Hughes also campaigned on and was able to keep the FAA Tech Center from being relocated to Oklahoma. The center is now named for him.
He said he also worked on the House Judiciary Committee, often partnering on criminal legislation with then-Sen. Joe Biden.
“I think Joe Biden and I worked on close to 50 crime bills. Some of the major crime initiatives are with us today,” Hughes said, listing laws that dealt with automatic and assault weapons, money laundering, forfeiture regulations and anti-terrorism.
Hughes said many things have changed in Washington from the time he served until now. He was always surprised by the amount of time a candidate spent campaigning and fundraising, but now, Hughes said, the amount of money in politics “borders on obscene.”
“Unfortunately, it raises questions about your responsiveness to your constituency when you have a lot of special interest groups that are basically financing elections today,” Hughes said.
He also criticized the lack of bipartisanship at the Capitol.
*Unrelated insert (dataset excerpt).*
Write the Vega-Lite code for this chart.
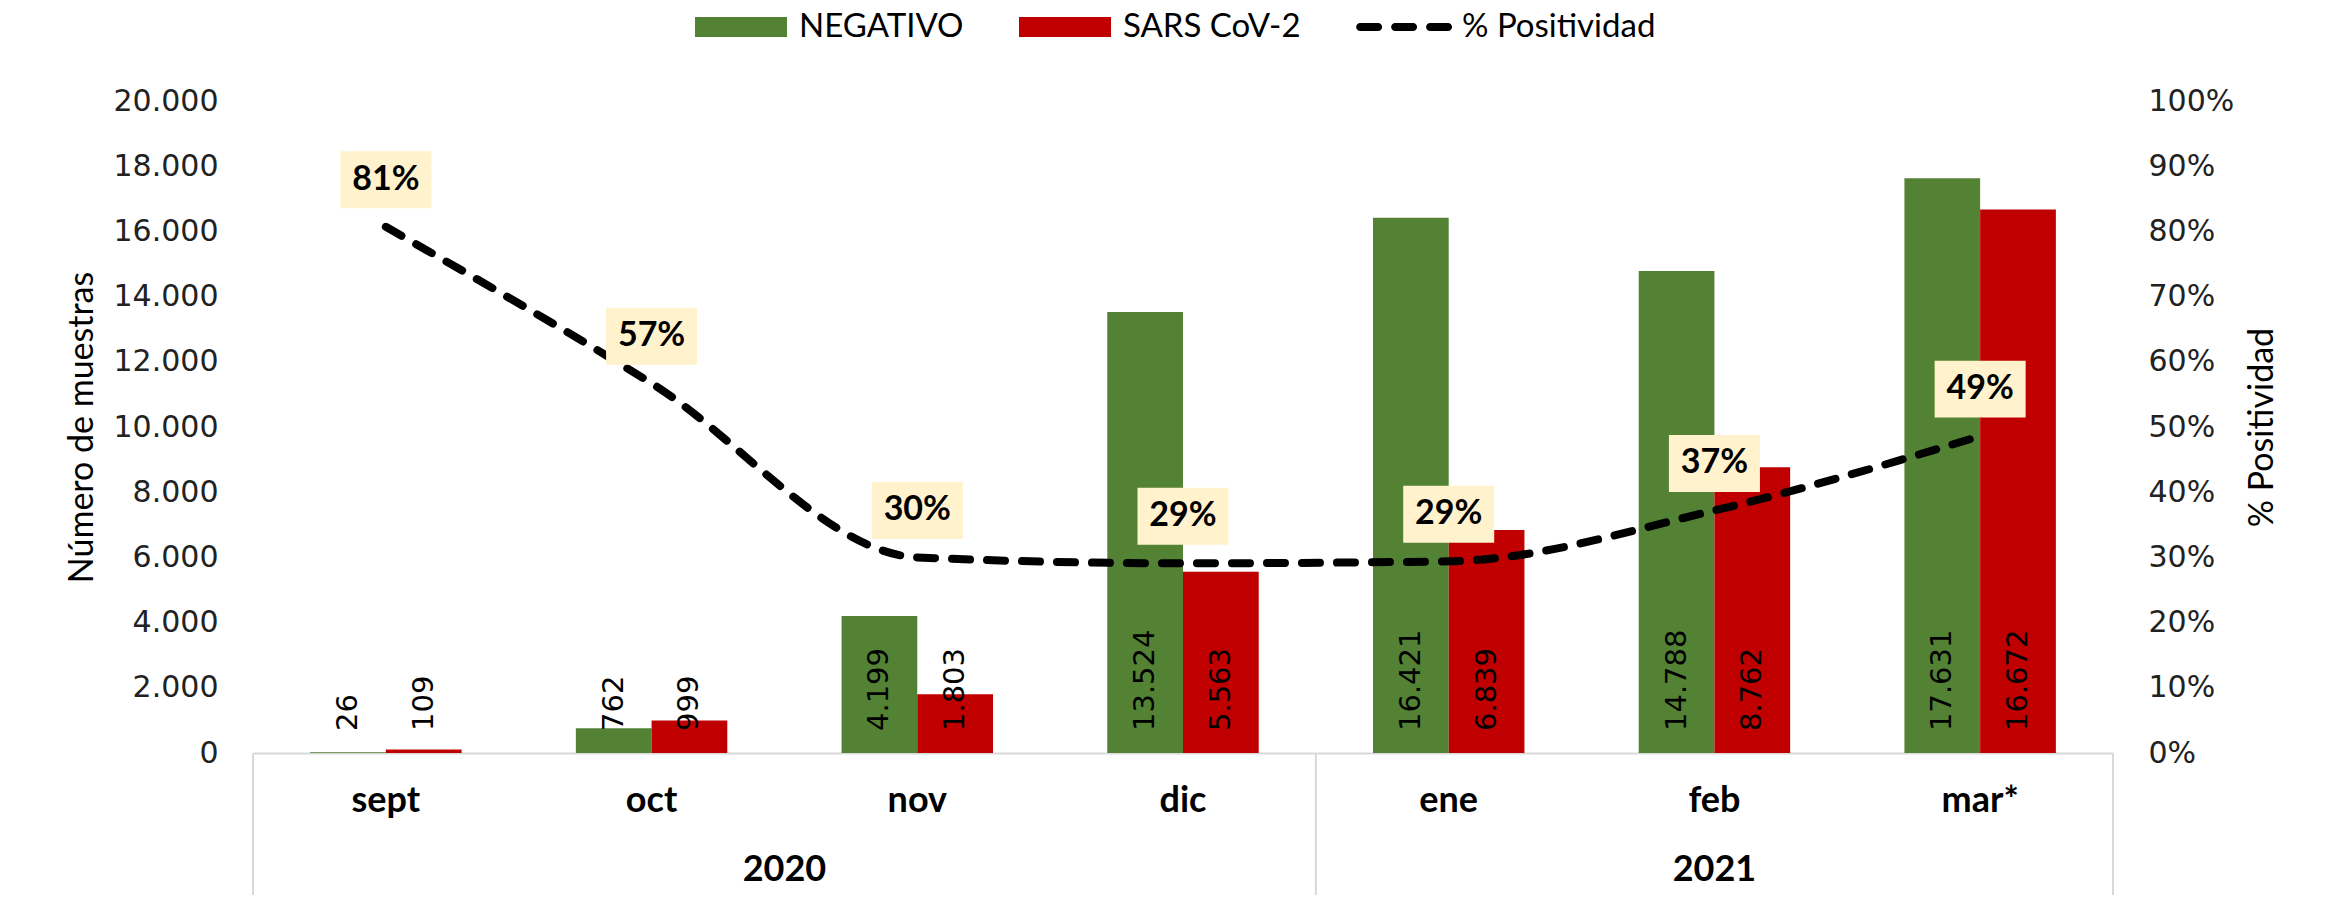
{
  "$schema": "https://vega.github.io/schema/vega-lite/v6.json",
  "width": 1860,
  "height": 652,
  "autosize": {"type": "none"},
  "padding": {"left": 253, "top": 101, "right": 212, "bottom": 155},
  "background": "white",
  "config": {
    "view": {"stroke": null},
    "locale": {"number": {"decimal": ",", "thousands": ".", "grouping": [3], "currency": ["", " €"]}},
    "axis": {"grid": false, "ticks": false, "tickSize": 0}
  },
  "datasets": {
    "bars": [
      {"mes": "sept", "serie": "NEGATIVO", "n": 26},
      {"mes": "sept", "serie": "SARS CoV-2", "n": 109},
      {"mes": "oct", "serie": "NEGATIVO", "n": 762},
      {"mes": "oct", "serie": "SARS CoV-2", "n": 999},
      {"mes": "nov", "serie": "NEGATIVO", "n": 4199},
      {"mes": "nov", "serie": "SARS CoV-2", "n": 1803},
      {"mes": "dic", "serie": "NEGATIVO", "n": 13524},
      {"mes": "dic", "serie": "SARS CoV-2", "n": 5563},
      {"mes": "ene", "serie": "NEGATIVO", "n": 16421},
      {"mes": "ene", "serie": "SARS CoV-2", "n": 6839},
      {"mes": "feb", "serie": "NEGATIVO", "n": 14788},
      {"mes": "feb", "serie": "SARS CoV-2", "n": 8762},
      {"mes": "mar*", "serie": "NEGATIVO", "n": 17631},
      {"mes": "mar*", "serie": "SARS CoV-2", "n": 16672}
    ],
    "pos": [
      {"mes": "sept", "pct": 0.807},
      {"mes": "oct", "pct": 0.567},
      {"mes": "nov", "pct": 0.300},
      {"mes": "dic", "pct": 0.291},
      {"mes": "ene", "pct": 0.294},
      {"mes": "feb", "pct": 0.372},
      {"mes": "mar*", "pct": 0.486}
    ],
    "edgesLeft": [{"mes": "sept"}, {"mes": "ene"}],
    "edgesRight": [{"mes": "mar*"}],
    "y2020": [{"mes": "nov", "anio": "2020"}],
    "y2021": [{"mes": "feb", "anio": "2021"}]
  },
  "layer": [
    {
      "layer": [
        {
          "data": {"name": "bars"},
          "mark": {"type": "bar"},
          "encoding": {
            "x": {"field": "mes", "type": "nominal", "sort": null,
              "scale": {"domain": ["sept", "oct", "nov", "dic", "ene", "feb", "mar*"], "paddingInner": 0.43, "paddingOuter": 0.215},
              "axis": {"title": null, "labelAngle": 0, "labelFont": "Lato", "labelFontWeight": "bold", "labelFontSize": 36, "labelColor": "#000", "labelPadding": 30, "domainColor": "#D9D9D9", "domainWidth": 2, "ticks": false}},
            "xOffset": {"field": "serie", "type": "nominal", "scale": {"domain": ["NEGATIVO", "SARS CoV-2"], "paddingInner": 0, "paddingOuter": 0}},
            "y": {"field": "n", "type": "quantitative",
              "scale": {"domain": [0, 20000], "nice": false},
              "axis": {"title": "Número de muestras", "values": [0, 2000, 4000, 6000, 8000, 10000, 12000, 14000, 16000, 18000, 20000], "format": ",d", "labelFont": "DejaVu Sans", "labelFontSize": 30, "labelColor": "#222", "labelPadding": 35, "domain": false, "titleFont": "Lato", "titleFontSize": 34, "titleFontWeight": "normal", "titleColor": "#000", "titlePadding": 14}},
            "color": {"field": "serie", "type": "nominal",
              "scale": {"domain": ["NEGATIVO", "SARS CoV-2", "% Positividad"], "range": ["#548235", "#C00000", "#000000"]},
              "legend": {"orient": "none", "legendX": 442, "legendY": -120, "direction": "horizontal", "title": null,
                "symbolType": "M-1,-0.22H1V0.22H-1Z", "symbolSize": 8464, "symbolStrokeWidth": 0, "symbolOpacity": 1,
                "labelFont": "Lato", "labelFontSize": 33, "labelColor": "#000", "labelOffset": 12, "columnPadding": 55, "labelLimit": 500, "padding": 0,
                "encode": {"symbols": {"update": {"shape": {"signal": "datum.value === '% Positividad' ? 'M-0.953,-0.087H-0.562A0.087,0.087,0,0,1,-0.562,0.087H-0.953A0.087,0.087,0,0,1,-0.953,-0.087Z M-0.193,-0.087H0.198A0.087,0.087,0,0,1,0.198,0.087H-0.193A0.087,0.087,0,0,1,-0.193,-0.087Z M0.567,-0.087H0.958A0.087,0.087,0,0,1,0.958,0.087H0.567A0.087,0.087,0,0,1,0.567,-0.087Z' : 'M-1,-0.22H1V0.22H-1Z'"}}}}}}
          }
        },
        {
          "data": {"name": "bars"},
          "mark": {"type": "text", "angle": 270, "align": "left", "baseline": "middle", "dx": 22, "font": "DejaVu Sans", "fontSize": 29, "color": "#000"},
          "encoding": {
            "x": {"field": "mes", "type": "nominal", "sort": null, "scale": {"domain": ["sept", "oct", "nov", "dic", "ene", "feb", "mar*"], "paddingInner": 0.43, "paddingOuter": 0.215},
              "axis": {"title": null, "labelAngle": 0, "labelFont": "Lato", "labelFontWeight": "bold", "labelFontSize": 36, "labelColor": "#000", "labelPadding": 30, "domainColor": "#D9D9D9", "domainWidth": 2, "ticks": false}},
            "xOffset": {"field": "serie", "type": "nominal", "scale": {"domain": ["NEGATIVO", "SARS CoV-2"], "paddingInner": 0, "paddingOuter": 0}},
            "y": {"datum": 0, "type": "quantitative",
              "axis": {"title": "Número de muestras", "values": [0, 2000, 4000, 6000, 8000, 10000, 12000, 14000, 16000, 18000, 20000], "format": ",d", "labelFont": "DejaVu Sans", "labelFontSize": 30, "labelColor": "#222", "labelPadding": 35, "domain": false, "titleFont": "Lato", "titleFontSize": 34, "titleFontWeight": "normal", "titleColor": "#000", "titlePadding": 14}},
            "text": {"field": "n", "type": "quantitative", "format": ",d"}
          }
        },
        {
          "data": {"name": "edgesLeft"},
          "mark": {"type": "rule", "color": "#D9D9D9", "strokeWidth": 2},
          "encoding": {
            "x": {"field": "mes", "type": "nominal", "sort": null, "bandPosition": -0.377, "scale": {"domain": ["sept", "oct", "nov", "dic", "ene", "feb", "mar*"], "paddingInner": 0.43, "paddingOuter": 0.215},
              "axis": {"title": null, "labelAngle": 0, "labelFont": "Lato", "labelFontWeight": "bold", "labelFontSize": 36, "labelColor": "#000", "labelPadding": 30, "domainColor": "#D9D9D9", "domainWidth": 2, "ticks": false}},
            "y": {"datum": 0, "type": "quantitative",
              "axis": {"title": "Número de muestras", "values": [0, 2000, 4000, 6000, 8000, 10000, 12000, 14000, 16000, 18000, 20000], "format": ",d", "labelFont": "DejaVu Sans", "labelFontSize": 30, "labelColor": "#222", "labelPadding": 35, "domain": false, "titleFont": "Lato", "titleFontSize": 34, "titleFontWeight": "normal", "titleColor": "#000", "titlePadding": 14}},
            "y2": {"datum": -4356}
          }
        },
        {
          "data": {"name": "edgesRight"},
          "mark": {"type": "rule", "color": "#D9D9D9", "strokeWidth": 2},
          "encoding": {
            "x": {"field": "mes", "type": "nominal", "sort": null, "bandPosition": 1.377, "scale": {"domain": ["sept", "oct", "nov", "dic", "ene", "feb", "mar*"], "paddingInner": 0.43, "paddingOuter": 0.215},
              "axis": {"title": null, "labelAngle": 0, "labelFont": "Lato", "labelFontWeight": "bold", "labelFontSize": 36, "labelColor": "#000", "labelPadding": 30, "domainColor": "#D9D9D9", "domainWidth": 2, "ticks": false}},
            "y": {"datum": 0, "type": "quantitative",
              "axis": {"title": "Número de muestras", "values": [0, 2000, 4000, 6000, 8000, 10000, 12000, 14000, 16000, 18000, 20000], "format": ",d", "labelFont": "DejaVu Sans", "labelFontSize": 30, "labelColor": "#222", "labelPadding": 35, "domain": false, "titleFont": "Lato", "titleFontSize": 34, "titleFontWeight": "normal", "titleColor": "#000", "titlePadding": 14}},
            "y2": {"datum": -4356}
          }
        },
        {
          "data": {"name": "y2020"},
          "mark": {"type": "text", "font": "Lato", "fontWeight": "bold", "fontSize": 36, "color": "#000", "baseline": "middle", "dy": 117},
          "encoding": {
            "x": {"field": "mes", "type": "nominal", "sort": null, "bandPosition": -0.377, "scale": {"domain": ["sept", "oct", "nov", "dic", "ene", "feb", "mar*"], "paddingInner": 0.43, "paddingOuter": 0.215},
              "axis": {"title": null, "labelAngle": 0, "labelFont": "Lato", "labelFontWeight": "bold", "labelFontSize": 36, "labelColor": "#000", "labelPadding": 30, "domainColor": "#D9D9D9", "domainWidth": 2, "ticks": false}},
            "y": {"datum": 0, "type": "quantitative",
              "axis": {"title": "Número de muestras", "values": [0, 2000, 4000, 6000, 8000, 10000, 12000, 14000, 16000, 18000, 20000], "format": ",d", "labelFont": "DejaVu Sans", "labelFontSize": 30, "labelColor": "#222", "labelPadding": 35, "domain": false, "titleFont": "Lato", "titleFontSize": 34, "titleFontWeight": "normal", "titleColor": "#000", "titlePadding": 14}},
            "text": {"field": "anio"}
          }
        },
        {
          "data": {"name": "y2021"},
          "mark": {"type": "text", "font": "Lato", "fontWeight": "bold", "fontSize": 36, "color": "#000", "baseline": "middle", "dy": 117},
          "encoding": {
            "x": {"field": "mes", "type": "nominal", "sort": null, "bandPosition": 0.5, "scale": {"domain": ["sept", "oct", "nov", "dic", "ene", "feb", "mar*"], "paddingInner": 0.43, "paddingOuter": 0.215},
              "axis": {"title": null, "labelAngle": 0, "labelFont": "Lato", "labelFontWeight": "bold", "labelFontSize": 36, "labelColor": "#000", "labelPadding": 30, "domainColor": "#D9D9D9", "domainWidth": 2, "ticks": false}},
            "y": {"datum": 0, "type": "quantitative",
              "axis": {"title": "Número de muestras", "values": [0, 2000, 4000, 6000, 8000, 10000, 12000, 14000, 16000, 18000, 20000], "format": ",d", "labelFont": "DejaVu Sans", "labelFontSize": 30, "labelColor": "#222", "labelPadding": 35, "domain": false, "titleFont": "Lato", "titleFontSize": 34, "titleFontWeight": "normal", "titleColor": "#000", "titlePadding": 14}},
            "text": {"field": "anio"}
          }
        }
      ]
    },
    {
      "layer": [
        {
          "data": {"name": "pos"},
          "mark": {"type": "line", "interpolate": "monotone", "color": "#000", "strokeWidth": 8, "strokeDash": [18, 17], "strokeCap": "round"},
          "encoding": {
            "x": {"field": "mes", "type": "nominal", "sort": null, "scale": {"domain": ["sept", "oct", "nov", "dic", "ene", "feb", "mar*"], "paddingInner": 0.43, "paddingOuter": 0.215},
              "axis": {"title": null, "labelAngle": 0, "labelFont": "Lato", "labelFontWeight": "bold", "labelFontSize": 36, "labelColor": "#000", "labelPadding": 30, "domainColor": "#D9D9D9", "domainWidth": 2, "ticks": false}},
            "y": {"field": "pct", "type": "quantitative",
              "scale": {"domain": [0, 1], "nice": false},
              "axis": {"orient": "right", "title": "% Positividad", "values": [0, 0.1, 0.2, 0.3, 0.4, 0.5, 0.6, 0.7, 0.8, 0.9, 1], "format": ".0%", "labelFont": "DejaVu Sans", "labelFontSize": 30, "labelColor": "#222", "labelPadding": 35, "domain": false, "titleFont": "Lato", "titleFontSize": 34, "titleFontWeight": "normal", "titleColor": "#000", "titleAngle": 270, "titlePadding": 46}}
          }
        },
        {
          "data": {"name": "pos"},
          "mark": {"type": "point", "shape": "M-1,-0.626H1V0.626H-1Z", "size": 8281, "filled": true, "color": "#FFF2CC", "opacity": 1, "yOffset": -47},
          "encoding": {
            "x": {"field": "mes", "type": "nominal", "sort": null, "scale": {"domain": ["sept", "oct", "nov", "dic", "ene", "feb", "mar*"], "paddingInner": 0.43, "paddingOuter": 0.215},
              "axis": {"title": null, "labelAngle": 0, "labelFont": "Lato", "labelFontWeight": "bold", "labelFontSize": 36, "labelColor": "#000", "labelPadding": 30, "domainColor": "#D9D9D9", "domainWidth": 2, "ticks": false}},
            "y": {"field": "pct", "type": "quantitative",
              "axis": {"orient": "right", "title": "% Positividad", "values": [0, 0.1, 0.2, 0.3, 0.4, 0.5, 0.6, 0.7, 0.8, 0.9, 1], "format": ".0%", "labelFont": "DejaVu Sans", "labelFontSize": 30, "labelColor": "#222", "labelPadding": 35, "domain": false, "titleFont": "Lato", "titleFontSize": 34, "titleFontWeight": "normal", "titleColor": "#000", "titleAngle": 270, "titlePadding": 46}}
          }
        },
        {
          "data": {"name": "pos"},
          "mark": {"type": "text", "font": "Lato", "fontWeight": "bold", "fontSize": 34, "color": "#000", "baseline": "middle", "dy": -47},
          "encoding": {
            "x": {"field": "mes", "type": "nominal", "sort": null, "scale": {"domain": ["sept", "oct", "nov", "dic", "ene", "feb", "mar*"], "paddingInner": 0.43, "paddingOuter": 0.215},
              "axis": {"title": null, "labelAngle": 0, "labelFont": "Lato", "labelFontWeight": "bold", "labelFontSize": 36, "labelColor": "#000", "labelPadding": 30, "domainColor": "#D9D9D9", "domainWidth": 2, "ticks": false}},
            "y": {"field": "pct", "type": "quantitative",
              "axis": {"orient": "right", "title": "% Positividad", "values": [0, 0.1, 0.2, 0.3, 0.4, 0.5, 0.6, 0.7, 0.8, 0.9, 1], "format": ".0%", "labelFont": "DejaVu Sans", "labelFontSize": 30, "labelColor": "#222", "labelPadding": 35, "domain": false, "titleFont": "Lato", "titleFontSize": 34, "titleFontWeight": "normal", "titleColor": "#000", "titleAngle": 270, "titlePadding": 46}},
            "text": {"field": "pct", "type": "quantitative", "format": ".0%"}
          }
        }
      ]
    }
  ],
  "resolve": {"scale": {"y": "independent"}}
}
“There was an understanding of the need for compromise. Compromise in some sectors today is not an acceptable word. You can’t really legislate unless you have the give-and-take between people who realize there’s another point of view out there,” Hughes said.
Hughes said he was “honored and flattered” to be honored by the policy center named for him at Stockton University.
“In fact, I tried to talk them out of it. I was overruled on this one. I thought there were others that I felt would have been very appropriate,” Hughes said.
The awards are not annual. Two years ago, the William J. Hughes Center for Public Policy honored former Gov. Tom Kean.
This year, in addition to Hughes, those recognized include Rep. Bonnie Watson Coleman, state Sen. Diane Allen, the late state Sen. Jim Whelan, alumna and Montclair University professor Brigid Callahan Harrison and alumna Maryam Sarhan. The event is being held at the Stockton Seaview Hotel and Golf Club.
Hughes Center Executive Director Sharon Schulman said it was the perfect time to honor Hughes, who remains active in the community, sitting on local and regional boards of trustees.
“We all felt there is nobody that embodies civility and good government better than Ambassador Bill Hughes. So we plotted behind his back,” Schulman said. “We just wanted to do it while he’s hale and hardy and active.”
“I enjoy the community work,” Hughes said.